While the authors may help with documentation and some requests, it is not the
responsibility of the authors to maintain the code and port it to other systems.
Maintainability is the job of the code consumers, other researchers who try to
replicate the results have to address portability. Note that it is always a nice
gesture and good tone to help wherever you can, but it is not an obligation.
Open-source research prototypes should not be considered production ready.
Artifact evaluation goes along with reproducibility and may be an interesting
complementary aspect. Program committees start to include more and more artifact
evaluations. Papers with accompanying artifacts that are successfully evaluated
(usually by graduate students who build the prototype and repeat the results in
a couple of hours) receive an artifact evaluation award or badge. Such badges
may be used as incentives for authors to open-source their prototypes as it
shows that the results in the paper can at least be repeated.

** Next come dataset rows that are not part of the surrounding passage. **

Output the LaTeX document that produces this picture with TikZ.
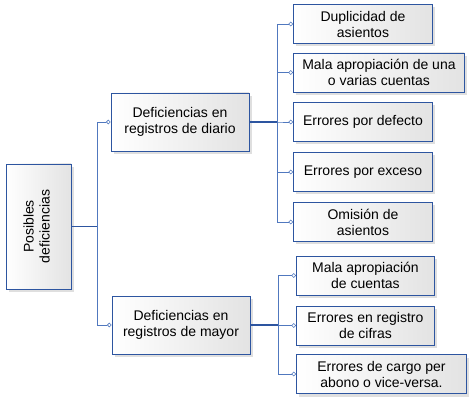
\documentclass[tikz,border=0pt]{standalone}
\usepackage{fontspec}
\setmainfont{Liberation Sans}
\usepackage{graphicx}
\usetikzlibrary{arrows.meta,shadows}
\definecolor{boxcolor}{RGB}{45,85,160}
\definecolor{linkcolor}{RGB}{80,120,190}
\tikzset{
  topic/.style = {draw=boxcolor, line width=0.9pt, left color=white, right color=gray!22,
                  align=center, inner sep=0pt, font=\fontsize{14}{16}\selectfont,
                  drop shadow={shadow xshift=3pt, shadow yshift=-3pt, opacity=0.25}},
  branch/.style = {topic, minimum width=138pt, minimum height=58pt},
  leaf/.style   = {topic, anchor=west, minimum height=39pt},
  conn/.style   = {-{Circle[open,length=4.5pt,width=4.5pt,line width=0.6pt]},
                   line width=0.7pt, draw=linkcolor},
  stub/.style   = {line width=1.3pt, draw=boxcolor}
}
\begin{document}
\begin{tikzpicture}[x=1pt,y=-1pt]
\useasboundingbox (0,0) rectangle (476,403);

% --- root and main branches ---
\node[topic, minimum width=65pt, minimum height=125pt] (root) at (38.5,226.5)
  {\rotatebox{90}{\begin{tabular}{c}Posibles\\deficiencias\end{tabular}}};
\node[branch] (diario) at (180,122) {Deficiencias en\\registros de diario};
\node[branch] (mayor) at (181,325) {Deficiencias en\\registros de mayor};

% --- leaves of diario ---
\foreach \y/\w/\txt [count=\i] in {24/139/{Duplicidad de\\asientos},
    72.5/171/{Mala apropiación de una\\o varias cuentas},
    122/139/{Errores por defecto}, 172/139/{Errores por exceso},
    222/139/{Omisión de\\asientos}}{
  \node[leaf, minimum width=\w pt] (d\i) at (293,\y) {\txt};
  \draw[conn] (diario.east) -- ++(28pt,0) |- (d\i.west);
}

% --- leaves of mayor ---
\foreach \y/\w/\txt [count=\i] in {275.5/138/{Mala apropiación\\de cuentas},
    325.5/138/{Errores en registro\\de cifras},
    374/170/{Errores de cargo per\\abono o vice-versa.}}{
  \node[leaf, minimum width=\w pt] (m\i) at (296,\y) {\txt};
  \draw[conn] (mayor.east) -- ++(28pt,0) |- (m\i.west);
}

% --- root to branches ---
\foreach \b in {diario,mayor}
  \draw[conn] (root.east) -- ++(26pt,0) |- (\b.west);

% --- stubs ---
\draw[stub] (root.east) -- ++(26pt,0);
\draw[stub] (diario.east) -- ++(28pt,0);
\draw[stub] (mayor.east) -- ++(28pt,0);

\end{tikzpicture}
\end{document}
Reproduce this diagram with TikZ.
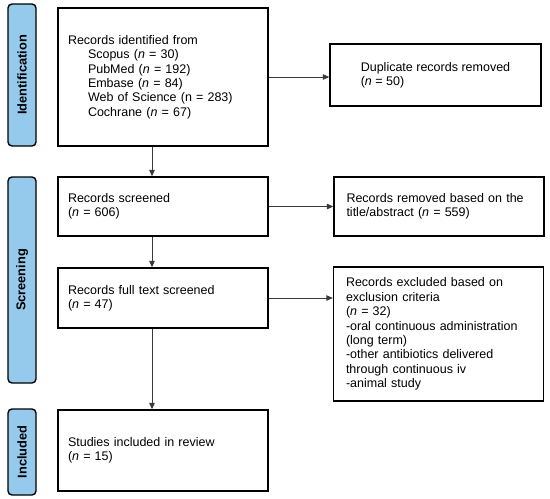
\documentclass[tikz,border=0pt]{standalone}
\usepackage{fontspec}
\setmainfont{Liberation Sans}
\usepackage{xcolor}
\usepackage{tikz}
\usetikzlibrary{arrows.meta}
\definecolor{stageblue}{HTML}{96CAEC}
\definecolor{arrowgray}{HTML}{3A3A3A}

\begin{document}
\begin{tikzpicture}[x=1pt, y=-1pt,
  >={Triangle[length=6.5pt,width=5.5pt]},
  stage/.style={draw=black, line width=1.4pt, fill=stageblue, rounded corners=4pt,
    minimum width=28pt, inner sep=0pt},
  stagetext/.style={rotate=90, font=\fontsize{12.8}{15}\selectfont\bfseries},
  box/.style={draw=black, line width=1.3pt, fill=white, inner ysep=4pt, align=left,
    font=\fontsize{12.5}{14.4}\selectfont},
  leftbox/.style={box, inner xsep=10pt, text width=190pt, minimum width=210pt},
  rightbox/.style={box, inner xsep=12.5pt, text width=185pt, minimum width=210pt},
  flow/.style={->, draw=arrowgray, line width=0.9pt}]
  \useasboundingbox (0,0) rectangle (550,499);

  % stage bars
  \node[stage, minimum height=142pt] (barid) at (22,75) {};
  \node[stagetext] at (barid) {Identification};
  \node[stage, minimum height=206pt] (barscr) at (22,280) {};
  \node[stagetext] at (barscr) {Screening};
  \node[stage, minimum height=86pt] (barinc) at (22,452) {};
  \node[stagetext] at (barinc) {Included};

  % main column
  \node[leftbox, minimum height=138pt] (ident) at (163,77) {Records identified from\\
    \hspace*{20pt}Scopus (\textit{n} = 30)\\
    \hspace*{20pt}PubMed (\textit{n} = 192)\\
    \hspace*{20pt}Embase (\textit{n} = 84)\\
    \hspace*{20pt}Web of Science (n = 283)\\
    \hspace*{20pt}Cochrane (\textit{n} = 67)};
  \node[leftbox, minimum height=59pt] (screened) at (163,206.5) {Records screened\\(\textit{n} = 606)};
  \node[leftbox, minimum height=60pt] (fulltext) at (163,298) {Records full text screened\\(\textit{n} = 47)};
  \node[leftbox, minimum height=81pt] (included) at (163,450.5) {Studies included in review\\(\textit{n} = 15)};

  % right column
  \node[box, minimum width=211pt, minimum height=62pt] (dup) at (435.5,75) {Duplicate records removed\\(\textit{n} = 50)};
  \node[rightbox, minimum height=59pt] (removed) at (439,206.5) {Records removed based on the\\title/abstract (\textit{n} = 559)};
  \node[rightbox, minimum height=134pt] (excluded) at (438.5,334) {Records excluded based on\\
    exclusion criteria\\
    (\textit{n} = 32)\\
    -oral continuous administration\\
    (long term)\\
    -other antibiotics delivered\\
    through continuous iv\\
    -animal study};

  % arrows
  \draw[flow] ([xshift=-11pt]ident.south) -- ([xshift=-11pt]screened.north);
  \draw[flow] ([xshift=-11pt]screened.south) -- ([xshift=-11pt]fulltext.north);
  \draw[flow] ([xshift=-11pt]fulltext.south) -- ([xshift=-11pt]included.north);
  \draw[flow] (ident.east) -- (ident.east -| dup.west);
  \draw[flow] (screened.east) -- (screened.east -| removed.west);
  \draw[flow] (fulltext.east) -- (fulltext.east -| excluded.west);
\end{tikzpicture}
\end{document}
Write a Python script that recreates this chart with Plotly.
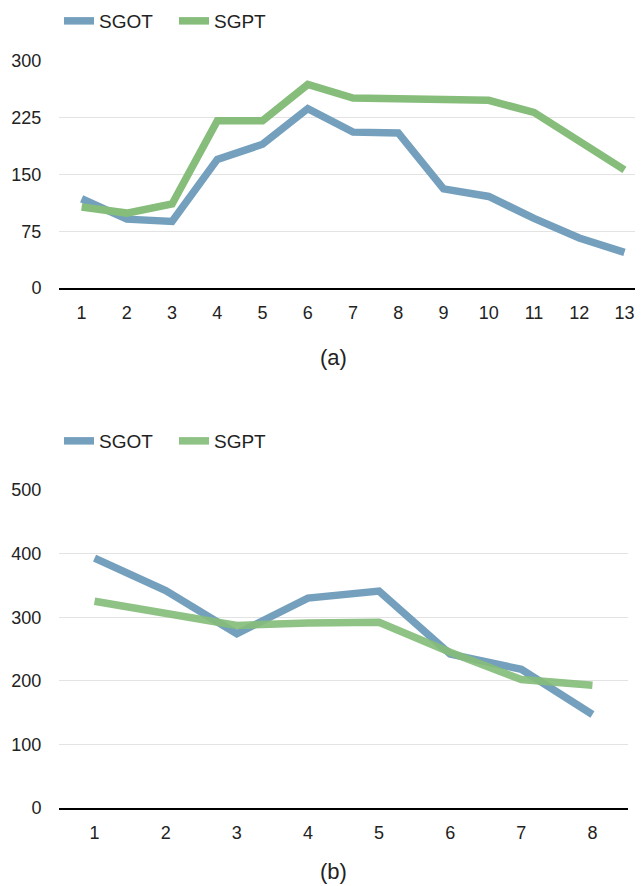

The last topic was responsible disclosure and legal aspects of security
research. While responsible disclosure (letting software or hardware vendors
privately know about any discovered vulnerabilities and giving them time to
patch them) is well accepted in the community, adversarial research may still be
controversial. Open-sourced adversarial research, e.g., in bug finding tools or
exploitation tools may lead to legal issues as these tools could be classified
as weapons. As these legal frameworks are being developed, security researchers
must be aware of such possible pitfalls.
Overall we had a great time discussing these different aspects of rigor in
security research. Although we talked for an hour, time went by very quickly and
we agreed that we could have continued to talk for a couple more hours! The
audience joined in on the discussion and we were happy with all the great
questions. Thanks to the great panelists, we had a wide range of expertise and I
believe that the audience enjoyed our chat.